Despite foreign funds’ inflow and an appreciation in rupee, the Indian equities markets fell yesterday, as heavy selling pressure was witnessed in oil and gas, metal and energy stocks.
Besides, profit-booking and negative global indices ahead of the highly-anticipated speech by British Prime Minister Theresa May on plans for Brexit (Britain’s exit from the European Union), also suppressed the key domestic indices.
In addition, investors were spooked by the cut in India’s growth estimate for the current fiscal year by 1% to 6.6% by the International Monetary Fund (IMF) after the market hours on Monday.
The key indices, which opened on a positive note supported by consensus over the rollout of GST (Goods and Services Tax), ceded their gains and traded on a flat note throughout the day’s trade.
The wider 51-scrip Nifty of the National Stock Exchange (NSE) fell by 14.80 points or 0.18%, to 8,398 points.
The barometer 30-scrip sensitive index (Sensex) of the BSE, which opened at 27,331.82 points, closed at 27,235.66 points – down 52.51 points or 0.19% from the previous close at 27,238.06 points.
The Sensex touched a high of 27,381.43 points and a low of 27,179.19 points during the intra-day trade.
The BSE market breadth was marginally tilted in favour of the bears – with 1,395 declines and 1,351 advances.
In terms of broader markets, the small-cap index outperformed the benchmark index.
The BSE small-cap index was up 0.33%, whereas the BSE mid-cap index remained unchanged.
On Monday, the benchmark indices closed on a flat-to-positive note on expectations of healthy third-quarter (Q3) results.
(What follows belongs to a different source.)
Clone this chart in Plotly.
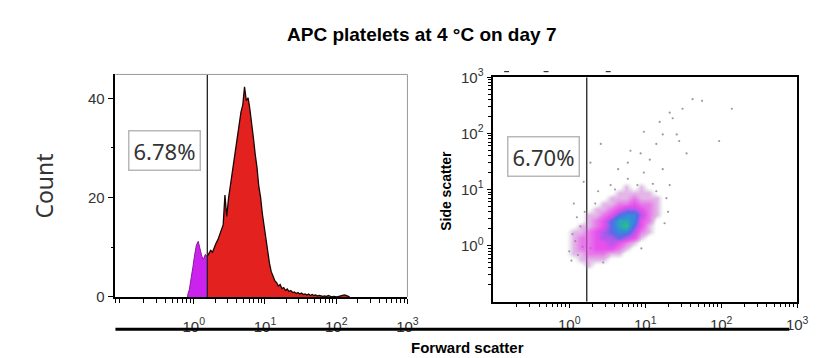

The NSE Nifty rose by 12.45 points or 0.15%, to 8,412.80 points, while the BSE Sensex was up 50.11 points or 0.18%.
“Markets ended lower yesterday after a positive opening,” Deepak Jasani, head of retail research at HDFC Securities, told IANS.
However, the Indian rupee strengthened by 16 paise to 67.96 against a US dollar from its previous close of 68.10 to a greenback.
“The Indian rupee made headways against the US dollar. Brexit had made the US dollar weaker, which is why the domestic currency got stronger,” sources said.